Retype the opening lines of the data exactly, stopping after the line that contains "const stepAngle = 0.1". Skip every picture.
++++ Source material ++++
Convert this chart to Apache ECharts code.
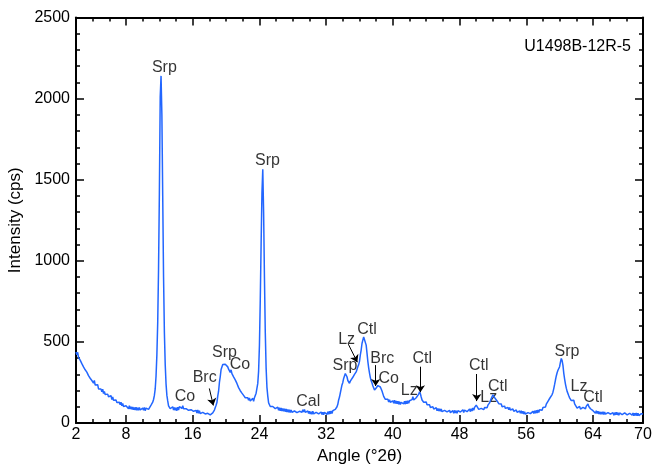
<!DOCTYPE html>
<html>
<head>
<meta charset="utf-8">
<script src="https://cdn.jsdelivr.net/npm/echarts@6/dist/echarts.min.js"></script>
<style>
  html, body { margin: 0; padding: 0; background: #fff; }
  #chart { width: 656px; height: 464px; }
</style>
</head>
<body>
<div id="chart"></div>
<script>
// scan grid: 2 to 70 °2θ, 0.1° step
const startAngle = 2
const stepAngle = 0.1

// intensity (cps), one row per degree (x.0 ... x.9)
const intensity = [
  438, 420, 436, 405, 408, 388, 386, 366, 366, 346,
  346, 328, 324, 314, 311, 292, 296, 276, 281, 262,
  271, 246, 262, 234, 242, 222, 236, 210, 222, 202,
  209, 192, 208, 182, 195, 176, 184, 170, 178, 162,
  168, 152, 168, 144, 160, 140, 152, 134, 142, 126,
  132, 122, 128, 112, 128, 106, 120, 102, 114, 98,
  106, 94, 104, 88, 106, 86, 100, 84, 98, 82,
  96, 80, 98, 78, 94, 78, 96, 80, 90, 82,
  92, 78, 96, 76, 92, 82, 90, 84, 96, 92,
  110, 118, 128, 145, 170, 210, 290, 420, 620, 950,
  1420, 2010, 2140, 1900, 1400, 900, 560, 360, 240, 170,
  136, 106, 106, 88, 98, 82, 100, 80, 96, 78,
  94, 76, 98, 80, 101, 92, 108, 90, 106, 88,
  96, 80, 88, 82, 86, 78, 84, 76, 82, 74,
  80, 72, 76, 70, 78, 62, 80, 60, 76, 58,
  68, 62, 66, 58, 64, 56, 62, 54, 60, 52,
  58, 50, 56, 48, 62, 62, 80, 84, 110, 126,
  166, 196, 250, 286, 330, 336, 360, 366, 366, 362,
  356, 352, 346, 332, 331, 312, 328, 304, 311, 284,
  286, 266, 268, 244, 246, 218, 221, 199, 204, 184,
  190, 170, 176, 156, 164, 148, 156, 140, 154, 136,
  148, 132, 152, 134, 156, 156, 184, 196, 244, 320,
  480, 760, 1100, 1416, 1564, 1300, 900, 560, 340, 220,
  166, 124, 121, 102, 106, 98, 102, 90, 98, 89,
  96, 80, 98, 78, 94, 76, 92, 74, 90, 72,
  88, 70, 86, 68, 84, 66, 82, 64, 80, 66,
  76, 68, 74, 66, 72, 64, 74, 66, 72, 64,
  74, 66, 82, 68, 84, 66, 76, 60, 74, 58,
  72, 56, 70, 54, 72, 56, 64, 58, 66, 56,
  64, 56, 66, 50, 68, 52, 66, 50, 66, 56,
  66, 52, 70, 54, 72, 56, 74, 58, 76, 66,
  80, 84, 92, 100, 115, 142, 160, 185, 210, 235,
  250, 275, 290, 305, 300, 285, 262, 250, 245, 258,
  265, 270, 282, 290, 300, 308, 315, 325, 347, 360,
  380, 420, 450, 490, 511, 530, 542, 520, 480, 431,
  380, 340, 308, 280, 260, 246, 230, 220, 203, 200,
  216, 209, 231, 226, 240, 222, 221, 197, 191, 164,
  166, 146, 154, 136, 146, 130, 144, 128, 138, 129,
  137, 122, 140, 120, 136, 118, 134, 116, 132, 114,
  127, 120, 124, 118, 134, 116, 136, 119, 138, 122,
  137, 130, 148, 144, 162, 142, 146, 139, 156, 149,
  162, 178, 193, 180, 160, 142, 135, 128, 125, 126,
  129, 112, 121, 104, 112, 96, 106, 90, 100, 86,
  96, 80, 94, 76, 90, 74, 88, 72, 86, 70,
  80, 72, 78, 70, 76, 68, 78, 62, 78, 64,
  74, 66, 76, 60, 78, 62, 76, 60, 76, 66,
  76, 68, 74, 66, 82, 64, 80, 72, 78, 70,
  80, 72, 86, 70, 88, 74, 92, 78, 96, 92,
  110, 115, 100, 84, 88, 76, 90, 80, 96, 82,
  96, 86, 102, 94, 110, 105, 124, 124, 151, 154,
  174, 166, 171, 149, 154, 136, 138, 119, 124, 108,
  117, 100, 110, 94, 104, 90, 100, 86, 96, 82,
  96, 80, 90, 76, 86, 72, 82, 72, 80, 66,
  76, 66, 74, 60, 76, 58, 72, 56, 70, 54,
  66, 56, 64, 56, 66, 58, 64, 56, 72, 58,
  76, 60, 78, 62, 80, 64, 82, 72, 88, 78,
  96, 88, 104, 98, 116, 115, 134, 130, 151, 146,
  162, 175, 190, 212, 238, 265, 290, 310, 325, 335,
  347, 375, 398, 385, 355, 306, 270, 240, 215, 195,
  183, 168, 155, 145, 138, 131, 150, 140, 118, 108,
  106, 92, 102, 88, 102, 86, 96, 88, 96, 86,
  96, 88, 104, 98, 117, 102, 106, 88, 94, 76,
  76, 68, 74, 60, 76, 58, 72, 56, 70, 54,
  68, 54, 70, 52, 68, 54, 62, 54, 64, 56,
  64, 54, 62, 54, 64, 48, 64, 50, 66, 50,
  64, 48, 62, 54, 60, 52, 62, 46, 62, 52,
  60, 50, 58, 50, 60, 52, 58, 48, 62, 44,
  60, 46, 62, 44, 60, 46, 56, 48, 58, 50,
  54
]

const xLabels = [2, 8, 16, 24, 32, 40, 48, 56, 64, 70]
const xMinorTicks = [2, 4, 6, 8, 10, 12, 14, 16, 18, 20, 22, 24, 26, 28, 30, 32, 34,
  36, 38, 40, 42, 44, 46, 48, 50, 52, 54, 56, 58, 60, 62, 64, 66, 68, 70]

// phase labels [name, angle, intensity] (text centre)
const phaseLabels = [
  ['Srp', 12.6, 2192], ['Srp', 24.97, 1619], ['Co', 15.07, 160], ['Brc', 17.43, 277],
  ['Srp', 19.81, 434], ['Co', 21.67, 363], ['Cal', 29.86, 129], ['Srp', 34.26, 351],
  ['Lz', 34.46, 514], ['Ctl', 36.9, 576], ['Brc', 38.74, 400], ['Co', 39.5, 271],
  ['Lz', 41.96, 200], ['Ctl', 43.52, 400], ['Ctl', 50.31, 351], ['Lz', 51.5, 154],
  ['Ctl', 52.59, 224], ['Srp', 60.89, 443], ['Lz', 62.33, 225], ['Ctl', 64.0, 154]
]

// arrows [fromAngle, fromI, toAngle, toI]
const arrows = [
  [17.99, 213, 18.47, 108],
  [34.66, 486, 35.74, 375],
  [37.94, 357, 37.94, 228],
  [43.3, 347, 43.3, 190],
  [50.06, 302, 50.06, 135]
]

const font = '"Liberation Sans", Arial, Helvetica, sans-serif'
const points = intensity.map((v, i) => [+(startAngle + i * stepAngle).toFixed(1), v])

const axisLine = { show: true, lineStyle: { color: '#000', width: 2 } }
const frameX = (position) => ({
  type: 'value', position, min: 2, max: 70,
  axisLine,
  axisTick: { show: true, inside: true, length: 4, customValues: xMinorTicks, lineStyle: { color: '#000', width: 1.5 } },
  axisLabel: { show: false },
  splitLine: { show: false }
})
const majorX = (position) => ({
  type: 'value', position, min: 2, max: 70,
  axisLine: { show: false },
  axisTick: { show: true, inside: true, length: 8, customValues: xLabels, lineStyle: { color: '#000', width: 1.5 } },
  axisLabel: { show: false },
  splitLine: { show: false }
})
const frameY = (position) => ({
  type: 'value', position, min: 0, max: 2500, interval: 500,
  axisLine,
  axisTick: { show: true, inside: true, length: 8, lineStyle: { color: '#000', width: 1.5 } },
  minorTick: { show: true, splitNumber: 5, length: 4, lineStyle: { color: '#000', width: 1.5 } },
  axisLabel: { show: false },
  splitLine: { show: false },
  minorSplitLine: { show: false }
})

const xBottom = frameX('bottom')
xBottom.axisLabel = {
  show: true, customValues: xLabels, color: '#000', fontSize: 16, fontFamily: font, margin: 4
}
xBottom.name = 'Angle (°2θ)'
xBottom.nameLocation = 'middle'
xBottom.nameGap = 22
xBottom.nameTextStyle = { color: '#000', fontSize: 17, fontFamily: font }

const yLeft = frameY('left')
yLeft.axisLabel = {
  show: true, color: '#000', fontSize: 16, fontFamily: font, margin: 6,
  formatter: v => String(v)
}
yLeft.name = 'Intensity (cps)'
yLeft.nameLocation = 'middle'
yLeft.nameGap = 47
yLeft.nameTextStyle = { color: '#000', fontSize: 17, fontFamily: font }

const chart = echarts.init(document.getElementById('chart'))
chart.setOption({
  animation: false,
  backgroundColor: '#fff',
  title: {
    text: 'U1498B-12R-5', right: 20, top: 34,
    textStyle: { color: '#000', fontSize: 16, fontWeight: 'normal', fontFamily: font }
  },
  grid: { left: 76, right: 13, top: 17.5, bottom: 41, outerBoundsMode: 'none' },
  xAxis: [xBottom, majorX('bottom'), frameX('top'), majorX('top')],
  yAxis: [yLeft, frameY('right')],
  series: [
    {
      type: 'line',
      data: points,
      showSymbol: false,
      lineStyle: { color: '#2266ff', width: 1.5 },
      markLine: {
        silent: true,
        symbol: ['none', 'arrow'],
        symbolSize: 7,
        label: { show: false },
        lineStyle: { color: '#000', width: 1, type: 'solid' },
        data: arrows.map(a => [{ coord: [a[0], a[1]] }, { coord: [a[2], a[3]] }])
      }
    },
    {
      type: 'scatter',
      symbolSize: 0,
      silent: true,
      data: phaseLabels.map(p => ({ name: p[0], value: [p[1], p[2]] })),
      label: {
        show: true, position: 'inside', formatter: '{b}',
        color: '#000', fontSize: 16, fontFamily: font
      }
    }
  ]
})
</script>
</body>
</html>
++++
_Completed exercise:_
Convert this chart to Apache ECharts code.
<!DOCTYPE html>
<html>
<head>
<meta charset="utf-8">
<script src="https://cdn.jsdelivr.net/npm/echarts@6/dist/echarts.min.js"></script>
<style>
  html, body { margin: 0; padding: 0; background: #fff; }
  #chart { width: 656px; height: 464px; }
</style>
</head>
<body>
<div id="chart"></div>
<script>
// scan grid: 2 to 70 °2θ, 0.1° step
const startAngle = 2
const stepAngle = 0.1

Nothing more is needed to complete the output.